▶ **SET TASK**
Scan the lines and state how many carry "page". Leave out everything but the number.

╭─ DATA SUPPLIED

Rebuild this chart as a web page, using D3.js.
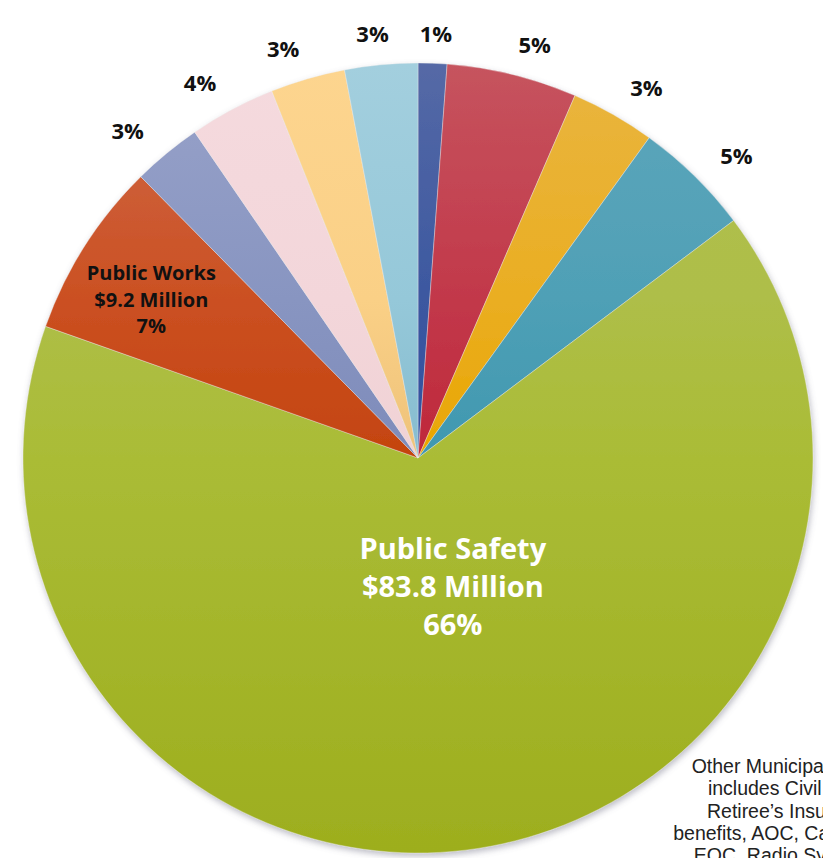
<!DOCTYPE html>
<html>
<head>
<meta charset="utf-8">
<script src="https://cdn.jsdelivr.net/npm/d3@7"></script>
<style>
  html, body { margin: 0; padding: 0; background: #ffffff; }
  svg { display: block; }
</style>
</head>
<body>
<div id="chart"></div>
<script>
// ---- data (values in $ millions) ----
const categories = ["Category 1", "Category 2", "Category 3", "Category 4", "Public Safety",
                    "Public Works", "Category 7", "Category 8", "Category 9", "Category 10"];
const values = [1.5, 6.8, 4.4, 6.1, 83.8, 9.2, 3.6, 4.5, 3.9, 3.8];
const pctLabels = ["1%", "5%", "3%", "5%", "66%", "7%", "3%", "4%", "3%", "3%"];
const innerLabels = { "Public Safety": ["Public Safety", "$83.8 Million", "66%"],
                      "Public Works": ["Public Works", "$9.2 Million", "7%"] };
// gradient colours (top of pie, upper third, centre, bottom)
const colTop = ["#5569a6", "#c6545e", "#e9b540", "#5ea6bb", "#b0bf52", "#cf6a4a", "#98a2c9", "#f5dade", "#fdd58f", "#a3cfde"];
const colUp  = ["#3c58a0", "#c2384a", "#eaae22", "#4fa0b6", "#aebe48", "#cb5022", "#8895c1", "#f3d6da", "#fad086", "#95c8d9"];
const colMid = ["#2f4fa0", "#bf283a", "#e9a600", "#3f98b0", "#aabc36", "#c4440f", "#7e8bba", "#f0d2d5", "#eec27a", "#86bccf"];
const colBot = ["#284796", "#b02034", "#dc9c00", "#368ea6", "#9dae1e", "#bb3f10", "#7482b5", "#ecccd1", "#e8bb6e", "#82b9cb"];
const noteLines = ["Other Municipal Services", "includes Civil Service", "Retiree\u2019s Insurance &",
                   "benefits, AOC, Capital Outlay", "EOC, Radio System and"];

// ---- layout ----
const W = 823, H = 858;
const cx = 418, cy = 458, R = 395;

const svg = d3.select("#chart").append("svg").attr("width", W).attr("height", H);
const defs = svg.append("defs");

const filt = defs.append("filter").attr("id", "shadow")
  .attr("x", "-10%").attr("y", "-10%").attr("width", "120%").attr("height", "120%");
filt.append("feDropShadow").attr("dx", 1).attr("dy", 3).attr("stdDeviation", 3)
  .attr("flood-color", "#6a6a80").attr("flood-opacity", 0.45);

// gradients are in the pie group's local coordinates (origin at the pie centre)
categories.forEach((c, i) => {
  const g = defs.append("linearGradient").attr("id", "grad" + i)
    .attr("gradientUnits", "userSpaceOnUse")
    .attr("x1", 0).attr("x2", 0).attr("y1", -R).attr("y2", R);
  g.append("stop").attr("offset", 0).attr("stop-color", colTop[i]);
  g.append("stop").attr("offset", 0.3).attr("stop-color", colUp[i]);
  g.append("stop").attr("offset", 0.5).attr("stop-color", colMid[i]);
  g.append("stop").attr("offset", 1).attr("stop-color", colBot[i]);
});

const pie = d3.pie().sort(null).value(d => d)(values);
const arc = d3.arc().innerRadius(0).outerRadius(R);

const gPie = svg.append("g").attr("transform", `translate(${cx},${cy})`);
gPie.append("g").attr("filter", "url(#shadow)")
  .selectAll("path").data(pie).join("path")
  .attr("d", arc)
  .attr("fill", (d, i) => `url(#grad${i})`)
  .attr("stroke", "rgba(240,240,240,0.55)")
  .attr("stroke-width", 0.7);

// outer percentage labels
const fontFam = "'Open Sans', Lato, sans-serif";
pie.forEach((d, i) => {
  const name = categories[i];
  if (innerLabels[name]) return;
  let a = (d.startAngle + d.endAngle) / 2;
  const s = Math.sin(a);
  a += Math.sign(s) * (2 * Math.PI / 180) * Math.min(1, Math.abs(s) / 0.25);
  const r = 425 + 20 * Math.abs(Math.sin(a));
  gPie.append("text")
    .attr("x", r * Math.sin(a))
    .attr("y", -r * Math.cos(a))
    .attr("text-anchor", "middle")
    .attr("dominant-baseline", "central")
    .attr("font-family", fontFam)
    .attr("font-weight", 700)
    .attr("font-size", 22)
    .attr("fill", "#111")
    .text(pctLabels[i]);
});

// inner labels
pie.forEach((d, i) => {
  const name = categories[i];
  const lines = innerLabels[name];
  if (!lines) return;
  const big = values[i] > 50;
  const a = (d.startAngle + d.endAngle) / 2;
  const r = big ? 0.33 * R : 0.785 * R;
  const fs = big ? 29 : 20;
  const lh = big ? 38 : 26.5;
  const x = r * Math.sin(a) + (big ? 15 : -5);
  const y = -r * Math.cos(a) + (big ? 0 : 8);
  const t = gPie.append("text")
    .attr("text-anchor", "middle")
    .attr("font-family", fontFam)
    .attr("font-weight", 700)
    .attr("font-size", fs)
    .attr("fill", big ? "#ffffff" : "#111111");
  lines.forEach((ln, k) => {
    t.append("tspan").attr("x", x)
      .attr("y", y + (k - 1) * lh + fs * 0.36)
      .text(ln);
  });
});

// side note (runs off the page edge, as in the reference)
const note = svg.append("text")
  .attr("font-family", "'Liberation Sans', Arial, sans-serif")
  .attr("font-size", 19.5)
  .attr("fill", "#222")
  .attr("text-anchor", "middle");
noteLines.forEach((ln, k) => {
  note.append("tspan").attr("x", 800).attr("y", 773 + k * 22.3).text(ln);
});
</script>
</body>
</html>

╰─
╭─ DATA SUPPLIED

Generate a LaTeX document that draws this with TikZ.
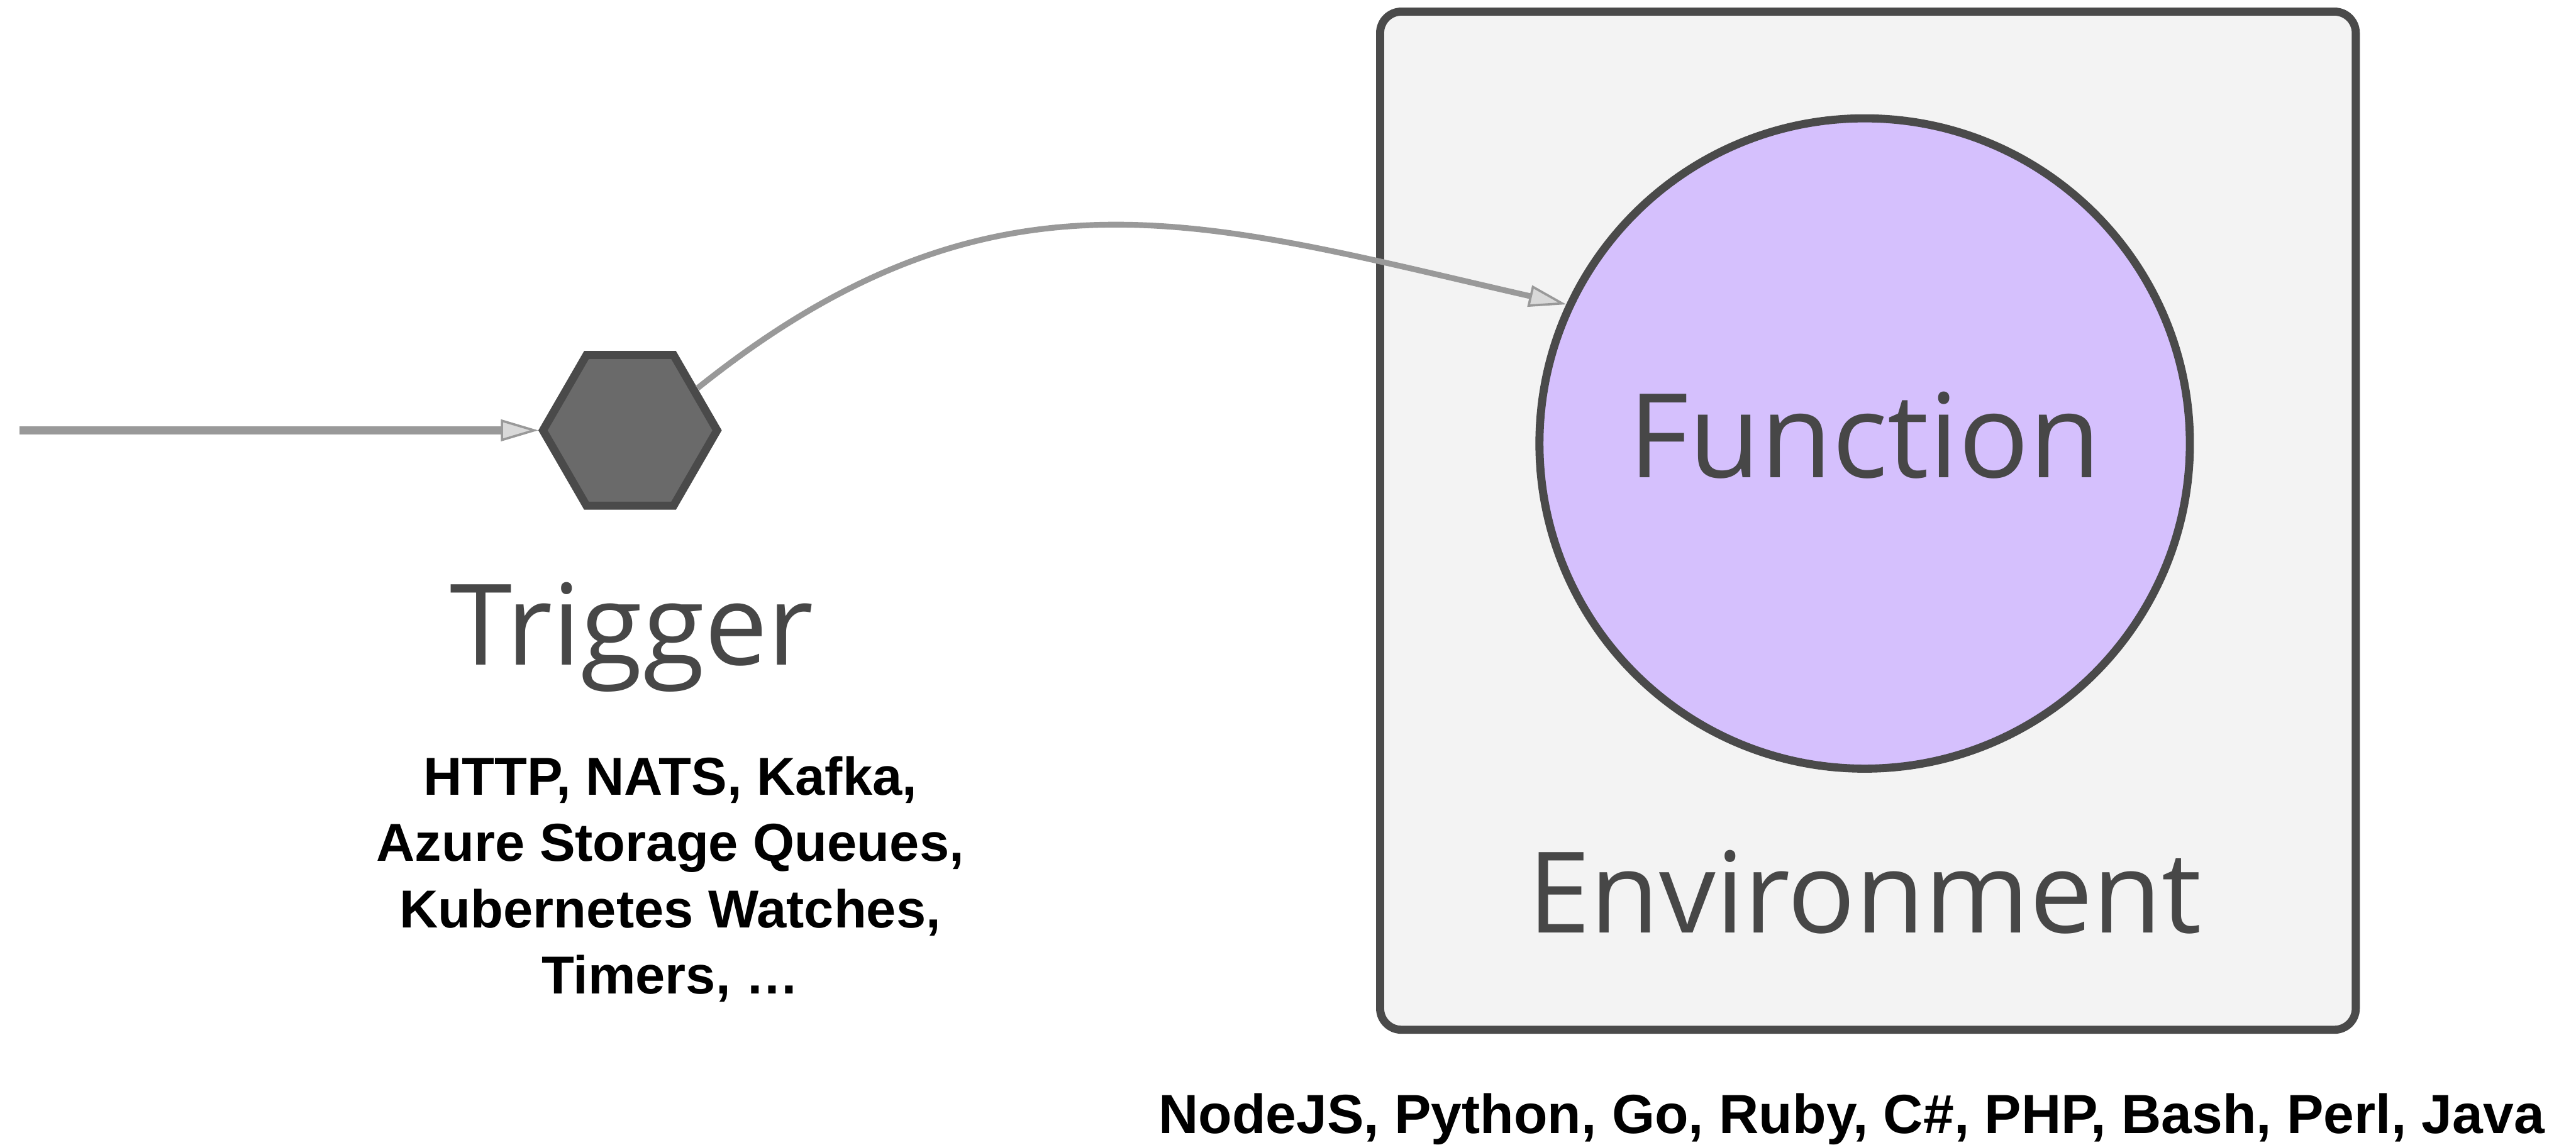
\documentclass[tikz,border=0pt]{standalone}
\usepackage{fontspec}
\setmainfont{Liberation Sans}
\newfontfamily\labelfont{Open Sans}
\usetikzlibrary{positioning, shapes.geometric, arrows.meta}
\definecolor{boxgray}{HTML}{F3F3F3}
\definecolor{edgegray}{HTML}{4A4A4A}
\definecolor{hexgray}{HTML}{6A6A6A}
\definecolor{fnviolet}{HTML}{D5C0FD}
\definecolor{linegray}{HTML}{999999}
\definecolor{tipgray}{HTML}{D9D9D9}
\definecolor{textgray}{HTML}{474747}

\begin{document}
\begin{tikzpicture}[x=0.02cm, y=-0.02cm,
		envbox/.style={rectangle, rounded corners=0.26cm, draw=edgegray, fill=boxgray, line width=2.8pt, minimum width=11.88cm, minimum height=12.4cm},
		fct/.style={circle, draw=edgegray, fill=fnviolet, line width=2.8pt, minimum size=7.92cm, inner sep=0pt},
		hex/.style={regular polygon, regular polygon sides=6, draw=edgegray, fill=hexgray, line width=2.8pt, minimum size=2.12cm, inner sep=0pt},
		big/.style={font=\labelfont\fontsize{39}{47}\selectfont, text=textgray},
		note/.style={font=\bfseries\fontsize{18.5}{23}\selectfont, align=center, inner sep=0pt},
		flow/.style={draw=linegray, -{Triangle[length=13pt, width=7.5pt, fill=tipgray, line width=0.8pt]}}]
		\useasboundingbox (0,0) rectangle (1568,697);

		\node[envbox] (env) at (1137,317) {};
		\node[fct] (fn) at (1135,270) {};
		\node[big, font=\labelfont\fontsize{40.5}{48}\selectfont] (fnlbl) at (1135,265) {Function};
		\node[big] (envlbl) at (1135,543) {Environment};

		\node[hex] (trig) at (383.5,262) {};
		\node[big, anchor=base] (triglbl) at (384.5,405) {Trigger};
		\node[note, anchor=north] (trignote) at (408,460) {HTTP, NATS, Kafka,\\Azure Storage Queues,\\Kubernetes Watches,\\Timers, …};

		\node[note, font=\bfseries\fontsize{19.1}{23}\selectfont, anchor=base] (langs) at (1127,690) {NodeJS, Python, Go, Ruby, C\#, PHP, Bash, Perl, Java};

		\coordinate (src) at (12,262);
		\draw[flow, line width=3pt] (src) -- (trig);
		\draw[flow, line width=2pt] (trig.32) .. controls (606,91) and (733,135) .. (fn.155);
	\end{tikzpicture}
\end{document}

╰─

▶ **RESULT FOR THIS TASK**
2